:: Data block ::

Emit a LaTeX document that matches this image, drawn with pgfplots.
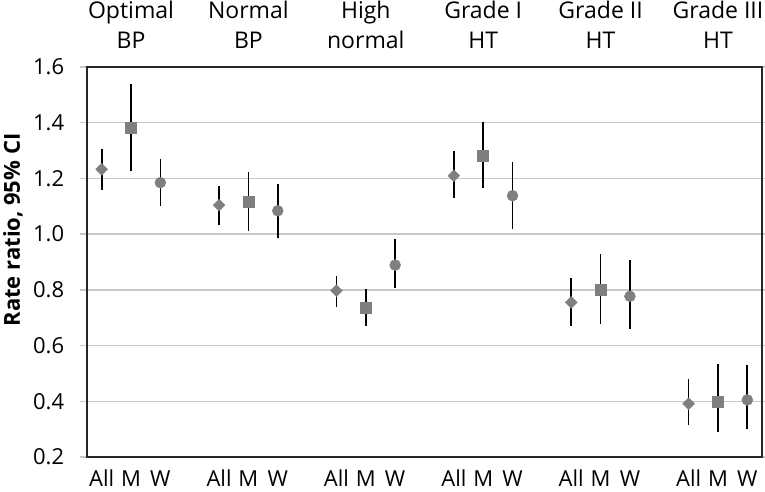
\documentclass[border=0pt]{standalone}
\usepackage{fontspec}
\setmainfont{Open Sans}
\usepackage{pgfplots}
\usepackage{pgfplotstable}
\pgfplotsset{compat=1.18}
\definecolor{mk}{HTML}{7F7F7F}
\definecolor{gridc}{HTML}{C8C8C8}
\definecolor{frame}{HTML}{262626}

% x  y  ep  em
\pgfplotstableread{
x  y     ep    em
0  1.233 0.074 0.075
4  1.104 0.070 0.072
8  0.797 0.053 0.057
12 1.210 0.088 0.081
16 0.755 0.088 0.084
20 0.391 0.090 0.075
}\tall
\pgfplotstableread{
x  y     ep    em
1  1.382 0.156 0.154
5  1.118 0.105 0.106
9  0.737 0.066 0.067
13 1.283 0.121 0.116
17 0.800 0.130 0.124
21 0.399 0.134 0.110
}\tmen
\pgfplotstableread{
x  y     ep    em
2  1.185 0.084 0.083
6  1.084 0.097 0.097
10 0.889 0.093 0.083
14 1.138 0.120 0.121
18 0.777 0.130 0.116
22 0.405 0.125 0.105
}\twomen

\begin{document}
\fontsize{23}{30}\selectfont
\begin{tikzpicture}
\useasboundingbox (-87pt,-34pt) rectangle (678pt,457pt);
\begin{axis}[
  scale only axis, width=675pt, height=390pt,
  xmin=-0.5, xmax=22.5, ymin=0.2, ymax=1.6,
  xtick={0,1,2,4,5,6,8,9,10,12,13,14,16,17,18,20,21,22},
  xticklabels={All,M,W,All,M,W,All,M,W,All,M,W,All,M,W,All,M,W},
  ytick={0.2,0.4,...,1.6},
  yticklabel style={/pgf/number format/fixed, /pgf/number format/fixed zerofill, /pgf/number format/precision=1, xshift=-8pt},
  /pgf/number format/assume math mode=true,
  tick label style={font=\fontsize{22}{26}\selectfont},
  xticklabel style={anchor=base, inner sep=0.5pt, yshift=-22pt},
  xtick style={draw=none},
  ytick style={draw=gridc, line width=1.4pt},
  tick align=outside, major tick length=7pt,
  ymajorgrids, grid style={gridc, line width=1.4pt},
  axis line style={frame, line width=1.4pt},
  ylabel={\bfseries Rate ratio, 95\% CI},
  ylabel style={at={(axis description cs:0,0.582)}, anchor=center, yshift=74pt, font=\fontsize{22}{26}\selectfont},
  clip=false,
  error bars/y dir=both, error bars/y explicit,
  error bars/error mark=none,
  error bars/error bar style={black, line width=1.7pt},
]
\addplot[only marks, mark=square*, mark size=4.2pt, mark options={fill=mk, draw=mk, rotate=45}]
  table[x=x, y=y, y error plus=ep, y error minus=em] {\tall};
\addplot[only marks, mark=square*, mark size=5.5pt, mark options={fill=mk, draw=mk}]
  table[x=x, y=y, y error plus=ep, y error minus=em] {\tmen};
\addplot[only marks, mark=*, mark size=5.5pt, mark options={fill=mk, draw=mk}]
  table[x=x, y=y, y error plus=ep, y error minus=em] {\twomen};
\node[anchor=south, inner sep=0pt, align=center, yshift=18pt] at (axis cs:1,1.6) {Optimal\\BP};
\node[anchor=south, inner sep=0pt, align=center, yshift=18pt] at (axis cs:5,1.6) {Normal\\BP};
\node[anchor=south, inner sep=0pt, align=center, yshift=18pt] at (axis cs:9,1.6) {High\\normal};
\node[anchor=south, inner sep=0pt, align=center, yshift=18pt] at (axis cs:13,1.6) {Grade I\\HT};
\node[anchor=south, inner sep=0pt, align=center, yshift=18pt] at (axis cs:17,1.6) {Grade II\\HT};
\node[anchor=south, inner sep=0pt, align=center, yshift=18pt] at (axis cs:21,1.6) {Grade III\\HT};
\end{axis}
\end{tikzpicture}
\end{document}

:::

**What needs to be done:** Repeat the data above exactly, but not the pictures.

**Final answer:**
Emit a LaTeX document that matches this image, drawn with pgfplots.
\documentclass[border=0pt]{standalone}
\usepackage{fontspec}
\setmainfont{Open Sans}
\usepackage{pgfplots}
\usepackage{pgfplotstable}
\pgfplotsset{compat=1.18}
\definecolor{mk}{HTML}{7F7F7F}
\definecolor{gridc}{HTML}{C8C8C8}
\definecolor{frame}{HTML}{262626}

% x  y  ep  em
\pgfplotstableread{
x  y     ep    em
0  1.233 0.074 0.075
4  1.104 0.070 0.072
8  0.797 0.053 0.057
12 1.210 0.088 0.081
16 0.755 0.088 0.084
20 0.391 0.090 0.075
}\tall
\pgfplotstableread{
x  y     ep    em
1  1.382 0.156 0.154
5  1.118 0.105 0.106
9  0.737 0.066 0.067
13 1.283 0.121 0.116
17 0.800 0.130 0.124
21 0.399 0.134 0.110
}\tmen
\pgfplotstableread{
x  y     ep    em
2  1.185 0.084 0.083
6  1.084 0.097 0.097
10 0.889 0.093 0.083
14 1.138 0.120 0.121
18 0.777 0.130 0.116
22 0.405 0.125 0.105
}\twomen

\begin{document}
\fontsize{23}{30}\selectfont
\begin{tikzpicture}
\useasboundingbox (-87pt,-34pt) rectangle (678pt,457pt);
\begin{axis}[
  scale only axis, width=675pt, height=390pt,
  xmin=-0.5, xmax=22.5, ymin=0.2, ymax=1.6,
  xtick={0,1,2,4,5,6,8,9,10,12,13,14,16,17,18,20,21,22},
  xticklabels={All,M,W,All,M,W,All,M,W,All,M,W,All,M,W,All,M,W},
  ytick={0.2,0.4,...,1.6},
  yticklabel style={/pgf/number format/fixed, /pgf/number format/fixed zerofill, /pgf/number format/precision=1, xshift=-8pt},
  /pgf/number format/assume math mode=true,
  tick label style={font=\fontsize{22}{26}\selectfont},
  xticklabel style={anchor=base, inner sep=0.5pt, yshift=-22pt},
  xtick style={draw=none},
  ytick style={draw=gridc, line width=1.4pt},
  tick align=outside, major tick length=7pt,
  ymajorgrids, grid style={gridc, line width=1.4pt},
  axis line style={frame, line width=1.4pt},
  ylabel={\bfseries Rate ratio, 95\% CI},
  ylabel style={at={(axis description cs:0,0.582)}, anchor=center, yshift=74pt, font=\fontsize{22}{26}\selectfont},
  clip=false,
  error bars/y dir=both, error bars/y explicit,
  error bars/error mark=none,
  error bars/error bar style={black, line width=1.7pt},
]
\addplot[only marks, mark=square*, mark size=4.2pt, mark options={fill=mk, draw=mk, rotate=45}]
  table[x=x, y=y, y error plus=ep, y error minus=em] {\tall};
\addplot[only marks, mark=square*, mark size=5.5pt, mark options={fill=mk, draw=mk}]
  table[x=x, y=y, y error plus=ep, y error minus=em] {\tmen};
\addplot[only marks, mark=*, mark size=5.5pt, mark options={fill=mk, draw=mk}]
  table[x=x, y=y, y error plus=ep, y error minus=em] {\twomen};
\node[anchor=south, inner sep=0pt, align=center, yshift=18pt] at (axis cs:1,1.6) {Optimal\\BP};
\node[anchor=south, inner sep=0pt, align=center, yshift=18pt] at (axis cs:5,1.6) {Normal\\BP};
\node[anchor=south, inner sep=0pt, align=center, yshift=18pt] at (axis cs:9,1.6) {High\\normal};
\node[anchor=south, inner sep=0pt, align=center, yshift=18pt] at (axis cs:13,1.6) {Grade I\\HT};
\node[anchor=south, inner sep=0pt, align=center, yshift=18pt] at (axis cs:17,1.6) {Grade II\\HT};
\node[anchor=south, inner sep=0pt, align=center, yshift=18pt] at (axis cs:21,1.6) {Grade III\\HT};
\end{axis}
\end{tikzpicture}
\end{document}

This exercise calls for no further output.